Every year, Americans climb the debt charts like Mount Everest. Most households spend more than they make to carry an image they can’t afford.
But, have you heard about Ken Ilgunas? In 2005, Ken graduated with a BA, as well as $32,000 in Student Loans. After entering the resume round-up in a terrible economy, Ken moved to Alaska—the only place he could find employment. He worked at a Truck-Stop that was 250 miles away from the nearest town. Because there was no cell service, he had no cell phone bill. Room and board were provided. Every dime Ken made paid down his student debt. The next summer, Ken was a backcountry ranger in Alaska. With this job, he paid off his remaining balance.
It wasn’t long before Ken realized he needed more education, so he enrolled at Duke University for Graduate School; but, even though Ken became a student at a prestigious school, his thrifty, Alaskan life-style went with him. He purchased a 1994 Ford Econoline van for $1,500—for flashy wheels? Quite the contrary—this was Ken’s home. Ken removed the back seats to make room for “furnishings”. He used a plastic bin to store food and other supplies. He did all of his cooking on a backpacking stove which he used in Alaska. He joined Duke’s campus gym for $34.00 a semester, which provided a shower. Cold nights weren’t a problem, because he slept in his thermal sleeping bag from his days as a ranger.

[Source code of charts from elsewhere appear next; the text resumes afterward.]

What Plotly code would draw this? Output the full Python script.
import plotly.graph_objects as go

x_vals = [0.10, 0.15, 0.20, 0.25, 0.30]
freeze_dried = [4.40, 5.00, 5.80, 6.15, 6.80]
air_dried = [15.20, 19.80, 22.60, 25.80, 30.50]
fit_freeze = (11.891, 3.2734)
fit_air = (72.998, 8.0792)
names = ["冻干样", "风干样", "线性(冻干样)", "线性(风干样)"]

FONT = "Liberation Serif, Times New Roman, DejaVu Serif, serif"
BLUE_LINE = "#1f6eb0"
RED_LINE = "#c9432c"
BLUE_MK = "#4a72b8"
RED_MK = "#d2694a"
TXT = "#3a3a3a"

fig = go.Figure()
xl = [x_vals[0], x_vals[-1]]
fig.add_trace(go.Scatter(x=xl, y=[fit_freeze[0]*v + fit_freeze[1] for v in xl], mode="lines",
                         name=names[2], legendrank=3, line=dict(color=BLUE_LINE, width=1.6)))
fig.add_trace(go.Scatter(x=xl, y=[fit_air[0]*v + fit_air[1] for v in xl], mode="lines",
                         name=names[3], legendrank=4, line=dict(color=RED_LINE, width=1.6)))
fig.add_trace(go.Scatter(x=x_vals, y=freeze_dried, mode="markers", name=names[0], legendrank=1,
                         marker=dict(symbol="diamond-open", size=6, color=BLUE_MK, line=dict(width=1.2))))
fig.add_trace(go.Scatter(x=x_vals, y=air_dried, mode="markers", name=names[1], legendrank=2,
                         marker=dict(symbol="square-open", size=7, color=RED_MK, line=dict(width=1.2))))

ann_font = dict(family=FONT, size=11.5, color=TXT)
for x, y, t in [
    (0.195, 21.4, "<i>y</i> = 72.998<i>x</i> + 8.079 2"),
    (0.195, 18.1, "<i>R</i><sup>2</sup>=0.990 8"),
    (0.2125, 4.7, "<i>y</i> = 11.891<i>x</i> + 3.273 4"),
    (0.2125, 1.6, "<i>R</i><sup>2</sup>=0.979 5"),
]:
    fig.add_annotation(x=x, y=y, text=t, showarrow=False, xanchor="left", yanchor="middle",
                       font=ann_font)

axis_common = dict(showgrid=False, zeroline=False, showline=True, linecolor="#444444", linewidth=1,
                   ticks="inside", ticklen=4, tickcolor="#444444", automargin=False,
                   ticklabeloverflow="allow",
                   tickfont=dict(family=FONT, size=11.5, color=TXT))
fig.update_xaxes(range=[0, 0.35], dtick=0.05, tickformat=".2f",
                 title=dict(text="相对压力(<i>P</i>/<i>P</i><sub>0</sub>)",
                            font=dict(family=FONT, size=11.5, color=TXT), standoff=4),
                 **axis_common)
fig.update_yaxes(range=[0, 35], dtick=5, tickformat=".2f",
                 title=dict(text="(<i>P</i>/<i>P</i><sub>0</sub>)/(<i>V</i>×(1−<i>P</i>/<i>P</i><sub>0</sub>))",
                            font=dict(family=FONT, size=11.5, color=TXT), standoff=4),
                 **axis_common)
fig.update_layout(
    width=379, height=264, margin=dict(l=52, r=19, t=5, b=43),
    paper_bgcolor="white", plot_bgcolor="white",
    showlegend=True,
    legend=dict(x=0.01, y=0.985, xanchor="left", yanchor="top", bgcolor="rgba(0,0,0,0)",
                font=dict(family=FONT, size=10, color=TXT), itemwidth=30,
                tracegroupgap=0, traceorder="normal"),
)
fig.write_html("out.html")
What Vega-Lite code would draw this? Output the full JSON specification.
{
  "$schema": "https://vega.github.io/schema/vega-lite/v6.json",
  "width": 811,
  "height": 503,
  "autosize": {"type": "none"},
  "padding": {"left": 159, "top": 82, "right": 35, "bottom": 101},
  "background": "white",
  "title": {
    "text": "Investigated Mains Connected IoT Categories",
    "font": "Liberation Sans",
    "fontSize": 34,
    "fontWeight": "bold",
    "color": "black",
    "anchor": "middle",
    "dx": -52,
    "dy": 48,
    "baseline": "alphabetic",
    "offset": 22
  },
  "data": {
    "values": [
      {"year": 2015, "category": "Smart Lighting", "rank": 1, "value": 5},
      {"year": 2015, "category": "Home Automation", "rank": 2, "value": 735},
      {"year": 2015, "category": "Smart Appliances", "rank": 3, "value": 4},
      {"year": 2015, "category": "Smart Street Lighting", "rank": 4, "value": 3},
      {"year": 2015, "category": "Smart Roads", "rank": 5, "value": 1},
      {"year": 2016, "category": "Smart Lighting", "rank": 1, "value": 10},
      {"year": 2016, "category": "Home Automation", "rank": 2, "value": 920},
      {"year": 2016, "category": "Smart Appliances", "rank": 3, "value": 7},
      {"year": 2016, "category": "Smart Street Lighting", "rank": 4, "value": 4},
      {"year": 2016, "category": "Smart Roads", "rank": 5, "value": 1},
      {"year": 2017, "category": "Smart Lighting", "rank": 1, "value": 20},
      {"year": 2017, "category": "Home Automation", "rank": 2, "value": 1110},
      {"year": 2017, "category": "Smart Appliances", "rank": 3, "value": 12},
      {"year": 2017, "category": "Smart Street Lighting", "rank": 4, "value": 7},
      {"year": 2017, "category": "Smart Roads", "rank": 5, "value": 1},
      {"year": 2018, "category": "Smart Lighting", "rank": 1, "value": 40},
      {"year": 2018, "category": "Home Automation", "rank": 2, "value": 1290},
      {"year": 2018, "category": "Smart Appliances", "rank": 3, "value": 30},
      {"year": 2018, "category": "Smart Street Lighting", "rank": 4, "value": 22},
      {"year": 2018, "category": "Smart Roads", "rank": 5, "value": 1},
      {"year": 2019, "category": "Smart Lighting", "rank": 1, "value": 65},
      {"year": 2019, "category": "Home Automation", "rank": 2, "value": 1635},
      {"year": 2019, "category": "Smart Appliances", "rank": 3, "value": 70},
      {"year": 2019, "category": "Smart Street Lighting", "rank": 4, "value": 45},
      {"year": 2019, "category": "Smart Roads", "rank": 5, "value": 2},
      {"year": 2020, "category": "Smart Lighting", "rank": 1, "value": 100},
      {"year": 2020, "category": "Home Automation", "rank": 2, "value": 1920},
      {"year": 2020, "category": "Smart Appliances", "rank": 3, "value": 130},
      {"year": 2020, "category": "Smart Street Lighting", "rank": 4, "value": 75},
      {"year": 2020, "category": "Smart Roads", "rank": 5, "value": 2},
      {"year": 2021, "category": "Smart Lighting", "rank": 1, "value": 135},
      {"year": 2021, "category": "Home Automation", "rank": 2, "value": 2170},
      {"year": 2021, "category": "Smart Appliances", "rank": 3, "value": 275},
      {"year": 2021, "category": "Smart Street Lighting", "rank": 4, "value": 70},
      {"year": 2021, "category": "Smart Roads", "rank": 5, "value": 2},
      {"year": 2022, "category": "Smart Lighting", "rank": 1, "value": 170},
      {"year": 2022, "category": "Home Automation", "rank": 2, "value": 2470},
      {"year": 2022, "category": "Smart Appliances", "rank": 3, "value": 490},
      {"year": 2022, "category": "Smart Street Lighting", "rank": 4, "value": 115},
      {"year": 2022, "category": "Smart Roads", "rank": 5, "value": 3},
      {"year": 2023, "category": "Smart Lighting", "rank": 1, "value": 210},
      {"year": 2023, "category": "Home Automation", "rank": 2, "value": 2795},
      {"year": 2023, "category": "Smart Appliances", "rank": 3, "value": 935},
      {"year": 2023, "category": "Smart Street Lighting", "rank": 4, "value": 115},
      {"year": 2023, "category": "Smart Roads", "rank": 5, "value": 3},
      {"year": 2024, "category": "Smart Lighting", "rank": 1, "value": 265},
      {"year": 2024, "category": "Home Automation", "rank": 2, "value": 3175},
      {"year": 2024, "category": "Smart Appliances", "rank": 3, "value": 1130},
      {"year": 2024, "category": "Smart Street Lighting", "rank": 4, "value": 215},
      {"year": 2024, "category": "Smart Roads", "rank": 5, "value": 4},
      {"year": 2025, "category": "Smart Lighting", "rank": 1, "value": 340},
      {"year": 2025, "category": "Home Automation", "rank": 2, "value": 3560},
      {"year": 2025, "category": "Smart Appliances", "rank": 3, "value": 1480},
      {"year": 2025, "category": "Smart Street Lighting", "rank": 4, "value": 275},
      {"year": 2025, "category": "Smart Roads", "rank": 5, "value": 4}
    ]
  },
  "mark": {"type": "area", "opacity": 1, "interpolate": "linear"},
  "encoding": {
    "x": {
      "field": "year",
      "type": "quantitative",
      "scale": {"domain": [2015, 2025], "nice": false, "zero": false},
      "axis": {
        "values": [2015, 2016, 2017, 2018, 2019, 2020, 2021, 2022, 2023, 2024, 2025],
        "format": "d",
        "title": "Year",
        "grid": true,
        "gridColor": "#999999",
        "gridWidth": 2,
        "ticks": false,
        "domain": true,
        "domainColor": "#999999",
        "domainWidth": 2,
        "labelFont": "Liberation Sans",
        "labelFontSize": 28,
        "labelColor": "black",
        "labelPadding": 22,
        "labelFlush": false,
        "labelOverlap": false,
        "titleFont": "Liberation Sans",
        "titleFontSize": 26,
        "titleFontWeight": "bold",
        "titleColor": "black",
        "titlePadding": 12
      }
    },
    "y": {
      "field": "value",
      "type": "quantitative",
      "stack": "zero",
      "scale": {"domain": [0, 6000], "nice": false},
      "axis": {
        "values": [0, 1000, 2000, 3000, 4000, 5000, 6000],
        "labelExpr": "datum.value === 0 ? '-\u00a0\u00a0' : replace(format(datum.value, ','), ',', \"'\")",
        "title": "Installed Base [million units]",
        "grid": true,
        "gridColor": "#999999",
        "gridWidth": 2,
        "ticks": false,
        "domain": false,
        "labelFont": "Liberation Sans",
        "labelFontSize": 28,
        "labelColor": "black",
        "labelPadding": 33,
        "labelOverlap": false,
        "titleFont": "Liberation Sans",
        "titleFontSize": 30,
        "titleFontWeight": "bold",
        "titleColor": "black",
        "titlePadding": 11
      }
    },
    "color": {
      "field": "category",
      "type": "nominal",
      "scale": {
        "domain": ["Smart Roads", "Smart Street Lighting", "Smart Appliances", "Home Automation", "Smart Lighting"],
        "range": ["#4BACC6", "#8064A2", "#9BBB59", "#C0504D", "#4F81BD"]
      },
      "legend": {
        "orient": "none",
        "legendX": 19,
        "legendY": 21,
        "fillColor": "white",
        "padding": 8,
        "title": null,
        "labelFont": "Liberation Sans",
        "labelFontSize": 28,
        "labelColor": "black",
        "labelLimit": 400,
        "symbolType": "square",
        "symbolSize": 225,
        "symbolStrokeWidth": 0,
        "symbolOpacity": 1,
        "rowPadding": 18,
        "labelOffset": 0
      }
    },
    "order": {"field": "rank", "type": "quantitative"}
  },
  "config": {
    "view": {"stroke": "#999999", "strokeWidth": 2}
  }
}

Ken graduated from Duke in May of 2011 with his Masters. Both his Undergraduate and Graduate degrees are debt-free. He has already written one book describing his journey, and his second book is almost finished. Financially, I would say Ken is on the right track.
As Christians, we should be drowning in spiritual debt—debt that is so great, even extreme thriftiness won’t move us to the “black”. But Jesus the savior, and God the “banker”, forgives our “note”. God credits righteousness to our account, just like Abraham. Jesus paid a debt he did not owe. And because of those transactions, we’re debt free.